Task directions: Retype, please, the listing from its opening line through the line that contains "const yMinorStep = 0.05;", both included, without the pictures.

[START OF Data]

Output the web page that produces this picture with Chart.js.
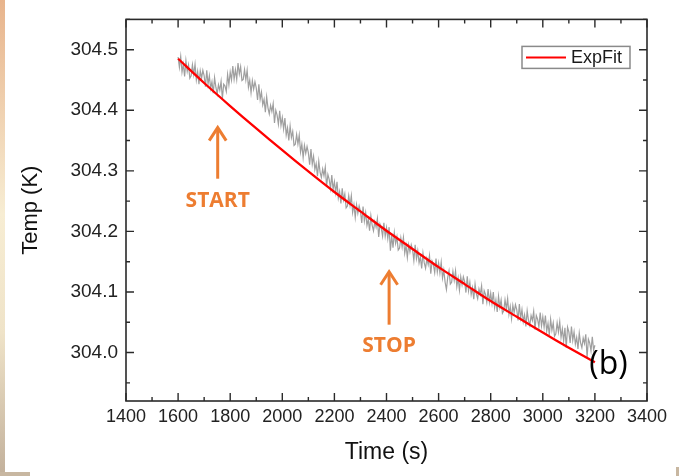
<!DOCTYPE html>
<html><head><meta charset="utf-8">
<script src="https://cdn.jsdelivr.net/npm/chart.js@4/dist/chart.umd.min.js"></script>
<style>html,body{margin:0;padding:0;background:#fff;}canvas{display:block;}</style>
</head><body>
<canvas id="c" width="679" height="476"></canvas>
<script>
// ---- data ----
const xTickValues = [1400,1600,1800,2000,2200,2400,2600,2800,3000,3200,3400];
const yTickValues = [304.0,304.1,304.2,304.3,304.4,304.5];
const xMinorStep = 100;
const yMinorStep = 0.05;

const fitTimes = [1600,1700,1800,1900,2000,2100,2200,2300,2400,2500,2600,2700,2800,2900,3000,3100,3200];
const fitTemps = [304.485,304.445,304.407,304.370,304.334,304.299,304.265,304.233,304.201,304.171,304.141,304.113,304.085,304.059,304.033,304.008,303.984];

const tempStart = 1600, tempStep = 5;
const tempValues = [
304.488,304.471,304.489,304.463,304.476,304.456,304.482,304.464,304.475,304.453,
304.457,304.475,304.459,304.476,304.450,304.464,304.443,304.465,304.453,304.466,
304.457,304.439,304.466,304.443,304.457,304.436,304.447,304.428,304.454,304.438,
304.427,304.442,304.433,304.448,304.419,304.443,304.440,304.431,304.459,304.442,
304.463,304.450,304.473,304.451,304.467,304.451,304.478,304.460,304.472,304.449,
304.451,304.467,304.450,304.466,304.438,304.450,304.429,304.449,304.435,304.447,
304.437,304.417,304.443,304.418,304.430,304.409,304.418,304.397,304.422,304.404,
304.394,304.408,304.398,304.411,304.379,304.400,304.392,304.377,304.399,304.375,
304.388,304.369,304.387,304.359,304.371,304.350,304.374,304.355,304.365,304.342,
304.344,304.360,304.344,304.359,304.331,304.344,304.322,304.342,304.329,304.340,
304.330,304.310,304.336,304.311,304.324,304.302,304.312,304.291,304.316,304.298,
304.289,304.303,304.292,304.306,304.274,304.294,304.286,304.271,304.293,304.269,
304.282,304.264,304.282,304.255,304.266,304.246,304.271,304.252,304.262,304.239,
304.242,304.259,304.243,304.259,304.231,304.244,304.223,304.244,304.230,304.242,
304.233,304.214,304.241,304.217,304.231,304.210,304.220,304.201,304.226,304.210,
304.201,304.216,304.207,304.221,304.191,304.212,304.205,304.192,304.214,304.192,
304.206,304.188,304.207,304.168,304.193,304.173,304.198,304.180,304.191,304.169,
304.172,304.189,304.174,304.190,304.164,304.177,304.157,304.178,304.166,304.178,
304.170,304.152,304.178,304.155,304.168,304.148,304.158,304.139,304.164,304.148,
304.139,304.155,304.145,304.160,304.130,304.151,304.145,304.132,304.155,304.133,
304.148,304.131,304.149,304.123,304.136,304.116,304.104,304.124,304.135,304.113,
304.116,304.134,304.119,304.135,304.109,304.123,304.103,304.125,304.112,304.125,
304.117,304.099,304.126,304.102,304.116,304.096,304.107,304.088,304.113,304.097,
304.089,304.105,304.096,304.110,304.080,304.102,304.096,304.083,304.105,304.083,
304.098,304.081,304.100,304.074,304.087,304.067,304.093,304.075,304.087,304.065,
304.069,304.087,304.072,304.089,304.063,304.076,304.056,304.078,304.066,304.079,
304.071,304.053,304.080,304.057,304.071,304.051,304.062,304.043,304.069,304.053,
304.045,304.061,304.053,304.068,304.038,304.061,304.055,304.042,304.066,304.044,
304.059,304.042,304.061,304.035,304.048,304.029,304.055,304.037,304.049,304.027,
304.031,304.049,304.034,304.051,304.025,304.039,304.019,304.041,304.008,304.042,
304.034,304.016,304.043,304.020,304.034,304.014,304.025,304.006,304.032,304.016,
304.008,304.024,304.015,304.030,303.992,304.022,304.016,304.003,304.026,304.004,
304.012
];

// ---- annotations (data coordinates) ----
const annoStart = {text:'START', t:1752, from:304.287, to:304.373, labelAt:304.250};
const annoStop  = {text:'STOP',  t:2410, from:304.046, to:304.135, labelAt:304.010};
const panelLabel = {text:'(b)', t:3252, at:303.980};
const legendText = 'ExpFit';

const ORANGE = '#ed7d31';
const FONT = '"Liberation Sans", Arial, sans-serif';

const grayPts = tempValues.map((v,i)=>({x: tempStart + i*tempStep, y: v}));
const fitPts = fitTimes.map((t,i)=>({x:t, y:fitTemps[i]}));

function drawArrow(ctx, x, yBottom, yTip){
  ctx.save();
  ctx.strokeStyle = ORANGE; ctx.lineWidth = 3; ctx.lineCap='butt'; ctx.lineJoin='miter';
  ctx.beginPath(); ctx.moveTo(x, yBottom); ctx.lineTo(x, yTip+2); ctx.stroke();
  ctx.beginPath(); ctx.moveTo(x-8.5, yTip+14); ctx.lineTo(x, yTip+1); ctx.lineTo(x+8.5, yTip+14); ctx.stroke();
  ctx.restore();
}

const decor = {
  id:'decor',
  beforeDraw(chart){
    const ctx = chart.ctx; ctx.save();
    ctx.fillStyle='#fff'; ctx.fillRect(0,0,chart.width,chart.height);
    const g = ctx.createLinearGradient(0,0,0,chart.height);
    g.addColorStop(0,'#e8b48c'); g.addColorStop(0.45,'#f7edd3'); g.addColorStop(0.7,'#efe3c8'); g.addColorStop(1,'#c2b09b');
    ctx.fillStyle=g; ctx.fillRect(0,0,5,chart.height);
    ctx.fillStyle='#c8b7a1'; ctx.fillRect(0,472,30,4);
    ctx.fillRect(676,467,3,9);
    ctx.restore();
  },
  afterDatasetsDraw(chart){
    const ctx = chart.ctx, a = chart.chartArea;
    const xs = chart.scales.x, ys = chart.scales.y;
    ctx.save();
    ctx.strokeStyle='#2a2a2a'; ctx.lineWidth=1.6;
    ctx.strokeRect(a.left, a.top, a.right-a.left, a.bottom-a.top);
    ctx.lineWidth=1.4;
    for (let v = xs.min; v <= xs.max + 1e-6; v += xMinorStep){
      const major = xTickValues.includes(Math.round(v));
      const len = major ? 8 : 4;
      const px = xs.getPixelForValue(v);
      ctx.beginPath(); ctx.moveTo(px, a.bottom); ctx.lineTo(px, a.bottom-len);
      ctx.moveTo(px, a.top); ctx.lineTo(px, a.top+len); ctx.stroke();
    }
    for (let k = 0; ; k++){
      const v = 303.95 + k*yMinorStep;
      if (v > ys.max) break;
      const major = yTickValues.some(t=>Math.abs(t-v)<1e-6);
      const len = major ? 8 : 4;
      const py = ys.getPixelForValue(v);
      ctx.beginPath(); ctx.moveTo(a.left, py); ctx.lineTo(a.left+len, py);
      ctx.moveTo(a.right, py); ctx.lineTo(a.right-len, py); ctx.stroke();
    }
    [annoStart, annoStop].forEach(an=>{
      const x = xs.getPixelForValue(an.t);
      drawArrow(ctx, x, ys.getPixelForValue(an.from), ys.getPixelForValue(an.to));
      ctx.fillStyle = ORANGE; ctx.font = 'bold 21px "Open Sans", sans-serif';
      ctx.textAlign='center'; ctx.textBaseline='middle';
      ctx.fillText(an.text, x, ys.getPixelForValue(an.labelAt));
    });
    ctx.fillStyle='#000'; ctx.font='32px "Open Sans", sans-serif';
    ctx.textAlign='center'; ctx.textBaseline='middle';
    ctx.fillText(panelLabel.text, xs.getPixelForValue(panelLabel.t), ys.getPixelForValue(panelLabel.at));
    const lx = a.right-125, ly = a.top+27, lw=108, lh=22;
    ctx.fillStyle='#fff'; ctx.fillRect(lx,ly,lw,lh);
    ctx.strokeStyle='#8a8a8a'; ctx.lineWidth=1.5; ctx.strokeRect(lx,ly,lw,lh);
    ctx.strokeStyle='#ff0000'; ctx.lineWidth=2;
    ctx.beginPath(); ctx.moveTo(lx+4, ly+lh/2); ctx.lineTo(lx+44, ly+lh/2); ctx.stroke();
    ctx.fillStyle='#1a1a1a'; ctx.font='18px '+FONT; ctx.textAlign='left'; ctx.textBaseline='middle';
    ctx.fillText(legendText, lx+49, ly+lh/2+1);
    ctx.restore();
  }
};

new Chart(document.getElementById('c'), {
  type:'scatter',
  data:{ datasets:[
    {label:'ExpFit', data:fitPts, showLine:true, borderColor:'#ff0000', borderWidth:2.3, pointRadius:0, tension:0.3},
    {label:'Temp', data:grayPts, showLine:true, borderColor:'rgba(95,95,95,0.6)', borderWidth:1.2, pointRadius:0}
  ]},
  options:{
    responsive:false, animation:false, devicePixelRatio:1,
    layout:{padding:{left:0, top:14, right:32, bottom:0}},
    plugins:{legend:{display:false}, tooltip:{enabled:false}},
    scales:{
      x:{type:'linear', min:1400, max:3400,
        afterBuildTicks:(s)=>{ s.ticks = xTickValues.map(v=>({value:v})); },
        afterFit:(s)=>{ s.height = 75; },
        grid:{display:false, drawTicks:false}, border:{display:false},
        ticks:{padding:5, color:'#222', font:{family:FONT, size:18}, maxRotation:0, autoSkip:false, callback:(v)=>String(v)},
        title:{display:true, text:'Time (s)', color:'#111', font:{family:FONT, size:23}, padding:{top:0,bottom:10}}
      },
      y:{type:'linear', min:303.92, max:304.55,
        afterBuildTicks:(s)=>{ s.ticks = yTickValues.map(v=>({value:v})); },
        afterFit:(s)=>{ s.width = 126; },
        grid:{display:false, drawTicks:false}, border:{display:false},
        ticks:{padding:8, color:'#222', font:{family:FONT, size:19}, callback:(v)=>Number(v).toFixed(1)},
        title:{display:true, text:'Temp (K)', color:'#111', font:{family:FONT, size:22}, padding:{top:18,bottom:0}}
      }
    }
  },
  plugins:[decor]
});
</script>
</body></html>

[END OF Data]

Expected answer:
Output the web page that produces this picture with Chart.js.
<!DOCTYPE html>
<html><head><meta charset="utf-8">
<script src="https://cdn.jsdelivr.net/npm/chart.js@4/dist/chart.umd.min.js"></script>
<style>html,body{margin:0;padding:0;background:#fff;}canvas{display:block;}</style>
</head><body>
<canvas id="c" width="679" height="476"></canvas>
<script>
// ---- data ----
const xTickValues = [1400,1600,1800,2000,2200,2400,2600,2800,3000,3200,3400];
const yTickValues = [304.0,304.1,304.2,304.3,304.4,304.5];
const xMinorStep = 100;
const yMinorStep = 0.05;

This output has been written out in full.